Comment 28 Cosimo Cecchi 2012-12-17 16:03:46 UTC
*** Bug 679316 has been marked as a duplicate of this bug. ***
Comment 29 Martyn Russell 2014-03-21 11:10:54 UTC
Cosimo, did you say to me on IRC some time ago, this is no longer reproducible? i.e. possible ICU bug fix?
Comment 30 Debarshi Ray 2014-03-21 11:54:21 UTC
It was actually me.

I found that sometime after comment 23 an unrelated change to the tracker package switched it back to libunistring in Fedora. But that did not cause this bug to reappear. I tried the reproducers on this bug, but could not make it fail. While I have switched the package back to use libicu, it might be so that something was fixed somewhere.
Comment 31 Martyn Russell 2014-03-21 11:58:29 UTC
Thanks Rishi, I wonder if we can close the bug, that's all. Any problem with me closing as OBSOLETE?
Comment 32 Debarshi Ray 2014-03-21 12:07:40 UTC
Lets close this OBSOLETE.
Comment 33 Michael Biebl 2014-03-21 12:30:38 UTC
Hi Martin, 
what is the current state of this issue: Is it ok now to use libunistring or is libicu still recommended?
/me wonders which library I should for the Debian package
Comment 34 Martyn Russell 2014-03-21 12:38:55 UTC
Michael, so we defaulted to libicu in master to improve the situation (see above comments), but Rishi is saying that Fedora defaulted to libunistring, but now they don't.

So everyone (me included) seems to go for libicu, and it makes more sense to me because we also have MP3 encoding detection with libicu.

However, it's not clear if it's fixed with libicu.
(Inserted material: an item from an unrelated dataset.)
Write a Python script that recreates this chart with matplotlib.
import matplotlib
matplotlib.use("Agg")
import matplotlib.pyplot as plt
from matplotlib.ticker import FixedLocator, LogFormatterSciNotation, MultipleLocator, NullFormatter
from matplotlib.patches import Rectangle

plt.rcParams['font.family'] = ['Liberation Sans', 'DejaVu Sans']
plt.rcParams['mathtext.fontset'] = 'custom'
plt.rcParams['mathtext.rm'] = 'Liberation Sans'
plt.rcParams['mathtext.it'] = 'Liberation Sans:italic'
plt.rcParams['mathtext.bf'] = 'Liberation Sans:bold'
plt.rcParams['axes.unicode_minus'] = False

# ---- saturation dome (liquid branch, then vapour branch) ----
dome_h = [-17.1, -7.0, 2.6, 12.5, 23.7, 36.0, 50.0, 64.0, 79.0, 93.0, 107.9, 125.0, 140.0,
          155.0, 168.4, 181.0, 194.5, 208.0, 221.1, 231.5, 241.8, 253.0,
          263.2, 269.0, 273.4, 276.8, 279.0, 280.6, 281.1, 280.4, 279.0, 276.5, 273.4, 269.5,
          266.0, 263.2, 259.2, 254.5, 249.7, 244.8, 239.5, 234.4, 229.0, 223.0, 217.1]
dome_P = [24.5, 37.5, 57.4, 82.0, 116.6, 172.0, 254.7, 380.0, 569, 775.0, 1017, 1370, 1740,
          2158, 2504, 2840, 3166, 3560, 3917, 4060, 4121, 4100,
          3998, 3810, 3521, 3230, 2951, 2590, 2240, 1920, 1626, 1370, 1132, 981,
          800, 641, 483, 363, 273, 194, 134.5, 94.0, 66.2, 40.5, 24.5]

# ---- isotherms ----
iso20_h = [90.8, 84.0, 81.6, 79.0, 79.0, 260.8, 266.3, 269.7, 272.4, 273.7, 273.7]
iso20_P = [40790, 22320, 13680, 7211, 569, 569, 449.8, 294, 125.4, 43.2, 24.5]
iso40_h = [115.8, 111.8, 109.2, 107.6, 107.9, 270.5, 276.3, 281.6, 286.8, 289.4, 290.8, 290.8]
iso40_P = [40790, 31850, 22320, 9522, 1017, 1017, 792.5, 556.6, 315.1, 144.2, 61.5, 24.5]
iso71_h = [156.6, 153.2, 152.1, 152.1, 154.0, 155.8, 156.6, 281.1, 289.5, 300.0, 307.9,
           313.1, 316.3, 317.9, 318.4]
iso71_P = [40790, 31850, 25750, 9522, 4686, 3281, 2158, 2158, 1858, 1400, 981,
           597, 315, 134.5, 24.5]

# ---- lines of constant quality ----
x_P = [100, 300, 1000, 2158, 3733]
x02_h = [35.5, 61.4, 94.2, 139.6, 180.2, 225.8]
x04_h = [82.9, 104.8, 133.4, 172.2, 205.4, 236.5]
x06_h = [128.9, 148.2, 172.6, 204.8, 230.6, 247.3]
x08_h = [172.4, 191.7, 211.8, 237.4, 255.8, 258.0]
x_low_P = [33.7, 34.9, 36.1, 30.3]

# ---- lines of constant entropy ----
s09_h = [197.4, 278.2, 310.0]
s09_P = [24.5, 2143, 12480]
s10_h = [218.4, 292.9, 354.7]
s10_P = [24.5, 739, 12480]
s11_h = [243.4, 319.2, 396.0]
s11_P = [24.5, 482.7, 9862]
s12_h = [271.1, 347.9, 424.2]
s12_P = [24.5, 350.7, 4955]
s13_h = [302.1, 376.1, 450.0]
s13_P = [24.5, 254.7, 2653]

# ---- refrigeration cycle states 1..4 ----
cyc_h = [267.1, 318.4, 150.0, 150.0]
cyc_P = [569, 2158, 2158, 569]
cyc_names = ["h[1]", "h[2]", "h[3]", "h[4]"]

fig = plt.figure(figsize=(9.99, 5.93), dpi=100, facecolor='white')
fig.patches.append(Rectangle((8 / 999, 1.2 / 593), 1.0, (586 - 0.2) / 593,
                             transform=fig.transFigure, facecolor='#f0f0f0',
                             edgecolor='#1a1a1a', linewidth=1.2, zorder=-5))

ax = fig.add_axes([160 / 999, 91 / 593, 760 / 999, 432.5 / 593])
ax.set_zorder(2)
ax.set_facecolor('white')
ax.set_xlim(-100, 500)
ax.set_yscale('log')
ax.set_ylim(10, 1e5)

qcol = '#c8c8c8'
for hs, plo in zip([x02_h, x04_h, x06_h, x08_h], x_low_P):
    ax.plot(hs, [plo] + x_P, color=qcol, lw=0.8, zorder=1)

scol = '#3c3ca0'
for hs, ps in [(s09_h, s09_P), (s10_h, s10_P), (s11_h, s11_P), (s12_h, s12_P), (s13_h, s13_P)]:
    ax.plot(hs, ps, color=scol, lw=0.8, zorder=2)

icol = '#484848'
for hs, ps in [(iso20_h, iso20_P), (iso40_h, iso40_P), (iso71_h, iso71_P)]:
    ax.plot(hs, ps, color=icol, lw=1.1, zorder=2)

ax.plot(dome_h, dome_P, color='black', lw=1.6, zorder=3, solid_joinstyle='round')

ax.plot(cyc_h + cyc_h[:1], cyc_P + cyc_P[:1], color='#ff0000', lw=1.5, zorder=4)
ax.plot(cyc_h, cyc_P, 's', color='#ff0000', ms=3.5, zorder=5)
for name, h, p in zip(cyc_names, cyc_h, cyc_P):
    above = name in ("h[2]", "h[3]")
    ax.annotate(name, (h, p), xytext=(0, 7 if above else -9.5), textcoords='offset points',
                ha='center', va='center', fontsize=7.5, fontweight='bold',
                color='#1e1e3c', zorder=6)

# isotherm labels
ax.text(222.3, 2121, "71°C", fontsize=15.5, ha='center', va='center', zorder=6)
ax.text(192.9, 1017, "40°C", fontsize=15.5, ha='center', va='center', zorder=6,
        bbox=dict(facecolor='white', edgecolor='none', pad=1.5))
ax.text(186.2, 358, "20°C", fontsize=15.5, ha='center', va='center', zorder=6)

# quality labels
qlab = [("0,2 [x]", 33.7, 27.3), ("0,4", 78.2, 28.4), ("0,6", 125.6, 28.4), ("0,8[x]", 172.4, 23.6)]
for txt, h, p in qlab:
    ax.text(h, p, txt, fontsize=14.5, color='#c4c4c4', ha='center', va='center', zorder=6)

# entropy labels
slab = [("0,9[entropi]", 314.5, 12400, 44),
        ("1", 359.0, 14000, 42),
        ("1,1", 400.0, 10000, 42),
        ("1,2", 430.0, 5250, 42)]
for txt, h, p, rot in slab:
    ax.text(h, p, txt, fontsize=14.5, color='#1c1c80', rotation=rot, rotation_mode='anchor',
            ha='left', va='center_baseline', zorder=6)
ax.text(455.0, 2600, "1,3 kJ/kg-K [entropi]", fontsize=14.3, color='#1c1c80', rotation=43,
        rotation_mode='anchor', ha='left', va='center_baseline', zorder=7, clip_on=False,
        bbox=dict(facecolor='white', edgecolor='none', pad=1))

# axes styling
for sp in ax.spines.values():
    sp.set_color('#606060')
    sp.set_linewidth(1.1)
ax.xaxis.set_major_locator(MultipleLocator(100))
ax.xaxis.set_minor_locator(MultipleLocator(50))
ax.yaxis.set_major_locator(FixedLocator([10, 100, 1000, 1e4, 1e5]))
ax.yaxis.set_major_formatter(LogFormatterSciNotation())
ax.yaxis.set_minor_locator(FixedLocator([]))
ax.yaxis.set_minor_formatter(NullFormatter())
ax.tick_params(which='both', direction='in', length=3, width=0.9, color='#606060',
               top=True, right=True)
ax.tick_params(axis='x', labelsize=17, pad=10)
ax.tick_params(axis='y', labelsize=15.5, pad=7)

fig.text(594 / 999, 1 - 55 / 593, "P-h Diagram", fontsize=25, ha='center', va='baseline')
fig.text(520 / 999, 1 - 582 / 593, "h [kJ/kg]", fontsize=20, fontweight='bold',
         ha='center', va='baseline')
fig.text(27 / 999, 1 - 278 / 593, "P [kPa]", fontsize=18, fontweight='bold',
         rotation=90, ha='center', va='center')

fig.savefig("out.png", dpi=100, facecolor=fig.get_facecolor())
So I don't think that answers your question, but that's where we are.
If Rishi could verify this bug is obsolete for libicu, that would certainly give you a more concrete way forward here.
Comment 35 Debarshi Ray 2014-03-21 12:51:54 UTC
Using libicu was originally the suggested fix or workaround for this bug. See comment 27 and a few above it. It appears that it now works properly with libunistring, but I don't know why.